You were not interesting last night, and Captain Morton was; therefore I sat out with him. But you should not have turned white and frozen in a corner. That sort of docile remonstrance in you rouses my aunt to a height of righteousness which nature itself cannot endure. I mean my nature. She says you are perfection, and that I don't deserve you. The maxims are unimpeachable; I agree to both. Go, if you like, or stay and be agreeable. I forgot to tell you that I am going to New York to visit Alice May, Captain Morton's cousin. Auntie is angry. Are you angry, too? Is all the world suspicious, and of Othello's complexion? If the primitive passions do rage just as furiously even though we speak Victorian English, tell me, what's the use of development? We are simply more trammeled and less frank. Having blown off the steam of my wrath, I'll condescend to say that the invitation from Alice just reached me, and that I have decided quite suddenly. Again, does it make you angry? Would you rather have me fettered to your wrist by a nice, neat little chain with your monogram on it and a jeweled pad-lock?

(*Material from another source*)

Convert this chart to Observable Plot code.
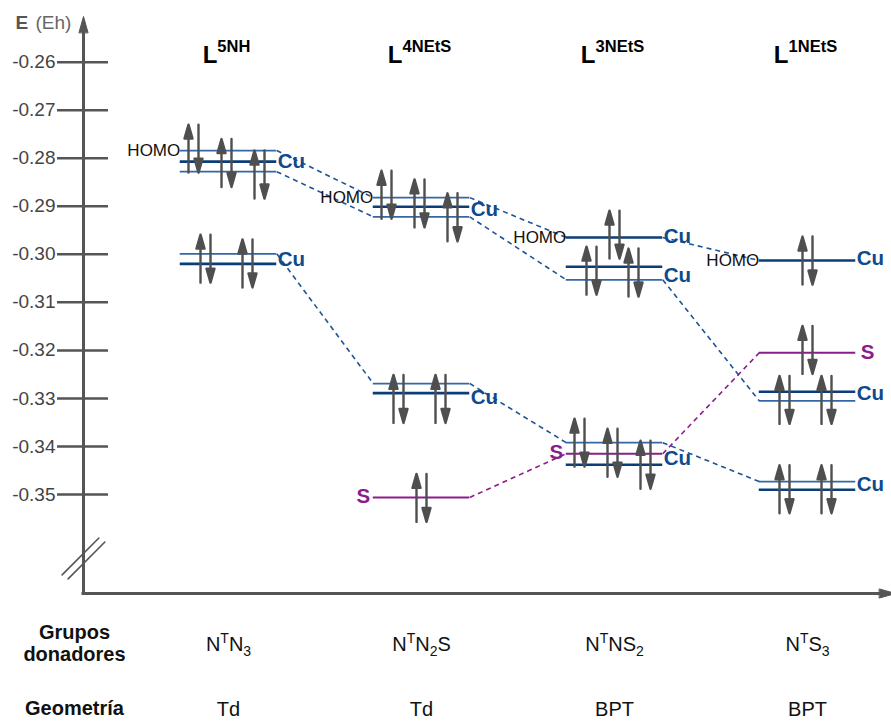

Francis Hume to Zoe Montrose

Angry because you are going away? My lady, heart of me, you know me better. You are free from everything but my love. It follows you everywhere, poor pensioner. It has nothing to claim, nothing to exact. Give it place in your suite, and be patient with it; for it would hide away rather than break in upon your mood. All your moods are like crystal bubbles, no more to be shivered than one of God's beautiful worlds. I love you; but you are infinitely sacred, infinitely precious to me,—above all, and above measure, free. Go, dearest lady; be happy. Think of me when the thought is an added pleasure, and then—come back to me.

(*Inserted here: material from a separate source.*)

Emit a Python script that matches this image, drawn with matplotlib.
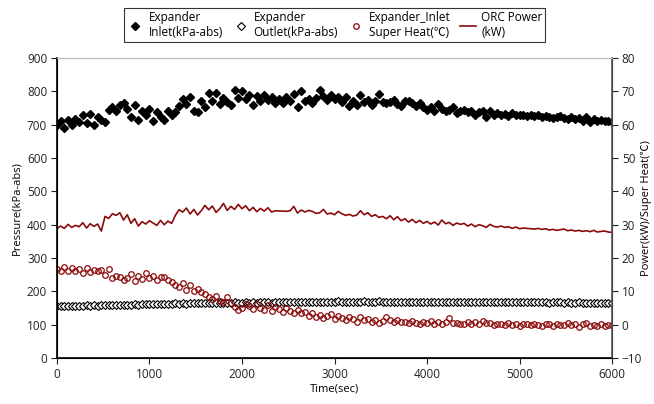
import numpy as np
import matplotlib
matplotlib.use("Agg")
import matplotlib.pyplot as plt

plt.rcParams['font.family'] = ['Open Sans', 'Noto Sans CJK KR', 'DejaVu Sans']

# time axis, one sample every 40 s
time_sec = list(range(0, 6001, 40))

# expander inlet pressure (kPa-abs)
inlet_kpa = [
    700, 712, 690, 713, 698, 716, 708, 728, 705, 732,
    698, 722, 715, 708, 745, 752, 740, 760, 765, 748,
    722, 758, 715, 740, 730, 748, 710, 738, 722, 715,
    742, 728, 738, 755, 778, 762, 782, 740, 738, 770,
    752, 795, 770, 795, 762, 780, 768, 758, 803, 780,
    802, 778, 790, 760, 785, 770, 790, 775, 782, 765,
    778, 765, 782, 770, 792, 752, 800, 770, 776, 765,
    780, 805, 785, 775, 790, 778, 782, 768, 782, 755,
    772, 758, 790, 768, 775, 760, 770, 792, 768, 765,
    768, 775, 762, 757, 770, 772, 764, 755, 765, 752,
    745, 752, 740, 762, 748, 742, 745, 752, 735, 740,
    745, 738, 742, 730, 738, 742, 722, 740, 728, 735,
    730, 732, 725, 735, 728, 730, 728, 725, 730, 726,
    728, 722, 726, 724, 720, 722, 725, 720, 718, 722,
    716, 720, 712, 722, 708, 718, 712, 715, 710, 712,
    708,
]

# expander outlet pressure (kPa-abs)
outlet_kpa = [
    155, 156, 155, 157, 156, 157, 156, 157, 158, 157,
    158, 157, 158, 159, 158, 159, 160, 159, 160, 160,
    160, 161, 160, 161, 162, 161, 162, 161, 162, 163,
    162, 163, 164, 163, 164, 163, 165, 164, 165, 164,
    165, 164, 165, 166, 165, 166, 165, 166, 167, 166,
    166, 167, 166, 167, 166, 167, 168, 167, 166, 167,
    168, 167, 168, 167, 168, 169, 168, 167, 168, 169,
    168, 169, 168, 169, 168, 169, 170, 169, 168, 169,
    169, 168, 169, 170, 169, 168, 169, 170, 169, 168,
    169, 168, 169, 168, 169, 168, 167, 168, 169, 168,
    168, 167, 168, 169, 168, 167, 168, 167, 168, 167,
    167, 168, 167, 168, 167, 168, 169, 168, 167, 168,
    168, 167, 168, 167, 168, 169, 168, 167, 168, 167,
    167, 168, 167, 166, 167, 168, 167, 166, 167, 166,
    166, 167, 166, 165, 166, 165, 166, 165, 164, 165,
    164,
]

# expander inlet super heat (C)
superheat_c = [
    16.8, 16.0, 17.3, 16.1, 17.0, 16.2, 16.8, 15.6, 16.9, 15.8,
    16.5, 16.0, 16.3, 15.0, 16.6, 13.9, 14.6, 14.2, 13.4, 14.0,
    15.3, 13.2, 14.5, 13.6, 15.4, 13.9, 14.6, 13.3, 14.3, 14.4,
    13.5, 12.8, 12.0, 11.2, 12.4, 10.4, 11.8, 10.0, 10.6, 9.8,
    9.2, 8.2, 7.6, 8.5, 7.2, 6.8, 8.3, 6.4, 5.4, 4.3,
    5.0, 6.1, 5.6, 4.6, 6.2, 5.1, 4.5, 5.8, 4.1, 5.2,
    4.6, 3.7, 4.9, 4.2, 3.5, 4.4, 3.4, 3.8, 2.6, 3.4,
    2.3, 2.8, 1.9, 2.6, 3.1, 1.6, 2.7, 2.1, 1.4, 2.4,
    1.8, 0.9, 2.2, 1.3, 1.7, 0.8, 1.5, 0.6, 1.2, 2.4,
    1.5, 0.8, 1.4, 0.7, 0.9, 0.4, 1.1, 0.6, 0.3, 0.9,
    0.5, 1.0, 0.2, 0.7, 0.1, 0.8, 1.9, 0.4, 0.6, 0.2,
    0.3, 0.7, 0.1, 0.9, 0.2, 1.1, 0.4, 0.6, 0.0, 0.3,
    0.2, -0.1, 0.4, 0.0, 0.3, -0.3, 0.2, 0.1, -0.2, 0.3,
    0.0, -0.4, 0.2, 0.1, -0.3, 0.3, -0.1, 0.0, 0.4, -0.2,
    0.3, -0.6, 0.1, 0.4, -0.5, 0.0, -0.3, 0.2, -0.4, -0.1,
    -0.2,
]

# ORC power (kW)
power_kw = [
    28.8, 29.6, 28.9, 30.1, 29.2, 29.8, 29.4, 30.6, 29.0, 30.3,
    29.5, 30.2, 28.1, 32.5, 31.9, 33.3, 32.8, 33.6, 31.4, 33.0,
    30.4, 31.8, 29.6, 30.9, 30.2, 31.2, 30.5, 29.8, 31.3, 30.0,
    31.1, 30.4, 32.8, 34.5, 33.8, 35.0, 33.2, 34.6, 32.9, 34.2,
    35.8, 34.5, 35.6, 33.7, 34.8, 36.4, 34.3, 35.5, 34.6, 36.1,
    34.8, 35.7, 34.2, 35.2, 33.9, 34.9, 34.1, 35.1, 33.8, 34.2,
    34.1, 34.1, 34.0, 34.2, 35.5, 33.5, 34.4, 33.8, 34.3, 34.0,
    33.4, 33.6, 34.6, 33.2, 33.5, 33.0, 34.0, 33.3, 32.8, 33.1,
    32.6, 32.9, 34.2, 33.0, 33.6, 32.5, 33.0, 32.2, 32.5, 31.8,
    32.7, 31.5, 32.4, 31.2, 31.8, 30.8, 31.6, 30.6, 31.3, 30.4,
    31.0, 30.2, 30.8, 29.9, 31.4, 30.3, 30.7, 29.8, 30.5, 30.1,
    30.4, 29.6, 30.2, 29.4, 30.0, 29.7, 29.2, 30.1, 29.5, 29.3,
    29.6, 29.2, 29.4, 28.9, 29.3, 28.8, 29.0, 28.9, 28.8, 28.7,
    28.9, 28.6, 28.8, 28.4, 28.6, 28.3, 28.5, 28.7, 28.2, 28.4,
    28.1, 28.3, 28.0, 28.2, 27.9, 28.3, 27.8, 28.0, 28.1, 27.8,
    27.7,
]

dark_red = '#8b0a0a'

fig = plt.figure(figsize=(6.54, 4.04), dpi=100)
ax = fig.add_axes([0.087, 0.114, 0.849, 0.742])
ax2 = ax.twinx()

h1, = ax.plot(time_sec, inlet_kpa, linestyle='none', marker='D', markersize=3.6,
              color='black', label='Expander\nInlet(kPa-abs)')
h2, = ax.plot(time_sec, outlet_kpa, linestyle='none', marker='D', markersize=3.6,
              markerfacecolor='white', markeredgecolor='black', markeredgewidth=0.8,
              label='Expander\nOutlet(kPa-abs)')
h3, = ax2.plot(time_sec, superheat_c, linestyle='none', marker='o', markersize=4,
               markerfacecolor='none', markeredgecolor=dark_red, markeredgewidth=0.9,
               label='Expander_Inlet\nSuper Heat(℃)')
h4, = ax2.plot(time_sec, power_kw, color=dark_red, linewidth=1.2,
               label='ORC Power\n(kW)')

ax.set_xlim(0, 6000)
ax.set_ylim(0, 900)
ax2.set_ylim(-10, 80)
ax.set_xticks(np.arange(0, 6001, 1000))
ax.set_yticks(np.arange(0, 901, 100))
ax2.set_yticks(np.arange(-10, 81, 10))

for a in (ax, ax2):
    a.tick_params(direction='out', length=4, width=0.8, labelsize=8.5,
                  colors='#222222', pad=3)
    a.spines['top'].set_color('#bbbbbb')
ax.spines['left'].set_color('black')
ax.spines['bottom'].set_color('black')
ax2.spines['right'].set_color('#555555')
ax2.spines['right'].set_linewidth(1.2)
ax.spines['left'].set_linewidth(1.2)
ax.spines['bottom'].set_linewidth(1.2)

ax.set_xlabel('Time(sec)', fontsize=8, labelpad=2)
ax.set_ylabel('Pressure(kPa-abs)', fontsize=8, labelpad=3)
ax2.set_ylabel('Power(kW)/Super Heat(℃)', fontsize=8)
ax2.yaxis.set_label_coords(1.052, 0.5)

leg = fig.legend(handles=[h1, h2, h3, h4], loc='upper center', ncol=4,
                 bbox_to_anchor=(0.512, 0.985), fontsize=8.5, frameon=True,
                 fancybox=False, edgecolor='black', handlelength=1.4,
                 handletextpad=0.4, columnspacing=0.8, borderpad=0.25,
                 labelspacing=0.2, borderaxespad=0.2)
leg.get_frame().set_linewidth(0.8)

fig.savefig('out.png', dpi=100)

Zoe Montrose to Francis Hume

Dear,—O, at moments like this I feel as if I could repay you so royally! You are a knight peerless. Remember, whatever comes between us, that I knew this of you. I shall always think of you with reverence. If you were here, perhaps I should be perverse and willful, and prick your offered hand with some tempestuous thorn; but I do meet you with one half my soul—perhaps with all my real soul. I send you a kiss. Come to the station if you like; but it will be to see the outer me, the worldly one.

To the Unknown Friend

She is gone. There is nothing to do for a week—a month, perhaps—but prowl about this dismal city, looking in the faces of men. At the theatres there is heavy comedy played by buffoons. So I stay away and watch my kind, and wonder what I'm going to do to make a man of myself. Write? What? Worldfuls of thought are creating themselves within me, but as yet they are only star-dust. I doubt if they will be anything more. There is a strange ache in my throat, a strange failing within me. Is it what children call homesickness? I heard little Ethel Wynne, the other day, talking about her first visit from home:

"They put me to bed, and I cried and cried all alone, and I was sick at my stomach, and I pitied me."

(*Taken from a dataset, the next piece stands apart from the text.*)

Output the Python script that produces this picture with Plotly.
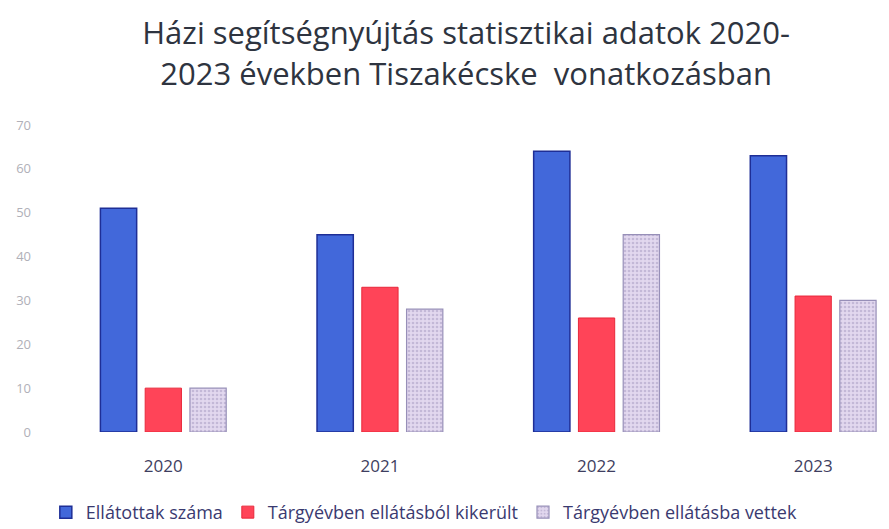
import plotly.graph_objects as go

years = ["2020", "2021", "2022", "2023"]
ellatottak = [51, 45, 64, 63]
kikerult = [10, 33, 26, 31]
vettek = [10, 28, 45, 30]
y_ticks = [0, 10, 20, 30, 40, 50, 60, 70]

names = ["Ellátottak száma", "Tárgyévben ellátásból kikerült", "Tárgyévben ellátásba vettek"]

fig = go.Figure()
fig.add_trace(go.Bar(x=years, y=ellatottak, name=names[0],
                     marker=dict(color="#4268DA", line=dict(color="#1E2E96", width=1.5))))
fig.add_trace(go.Bar(x=years, y=kikerult, name=names[1],
                     marker=dict(color="#FF4458", line=dict(color="#E8283A", width=1))))
fig.add_trace(go.Bar(x=years, y=vettek, name=names[2],
                     marker=dict(color="#DCD0EC", line=dict(color="#978FB8", width=1.2),
                                 pattern=dict(shape=".", fgcolor="#A397C0", bgcolor="#E2D8EF",
                                              size=4, solidity=0.35))))

fig.update_layout(
    width=881, height=521,
    paper_bgcolor="white", plot_bgcolor="white",
    margin=dict(l=47, r=0, t=117, b=97, autoexpand=False),
    barmode="group", bargap=0.38, bargroupgap=0.19,
    title=dict(text="Házi segítségnyújtás statisztikai adatok 2020-<br>2023 években Tiszakécske  vonatkozásban",
               x=0.52, xanchor="center", y=0.93, yanchor="middle", automargin=False,
               font=dict(family="Open Sans, Lato, sans-serif", size=31, color="#2E3440")),
    font=dict(family="Open Sans, Lato, sans-serif"),
    xaxis=dict(range=[-0.5, 3.35], showgrid=False, showline=False, ticks="", automargin=False,
               tickfont=dict(size=17, color="#3E3E60"), ticklabelstandoff=22),
    yaxis=dict(range=[0, 70], tickvals=y_ticks, showgrid=False, showline=False, zeroline=False,
               automargin=False, tickfont=dict(size=13, color="#B0B0B8"), ticklabelstandoff=23),
    legend=dict(orientation="h", x=-0.011, xanchor="left", y=-0.262, yanchor="middle",
                font=dict(size=18, color="#3A3A70"), itemwidth=30,
                traceorder="normal"),
)

fig.write_html("out.html")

"Poor Mother Bunch!" said her father. "Homesick!"

And I believe I "pity me," too. I must be a weak sort of a fellow. All the men I meet are absorbed in something—horse—college—games. I am sick for the unknown. Not the camp. I believe the loneliness there would kill me now. O, why talk of it, for the sole use of spending myself on paper! I am sick for her—her! Heavens—whatever that means—how terrible it is to love a woman! Yet it seems so simple. If she loved me—oh, she does love me, but she has her moods. She is compact of fire and air and dew, and her path is like the swallow's. How should I find her?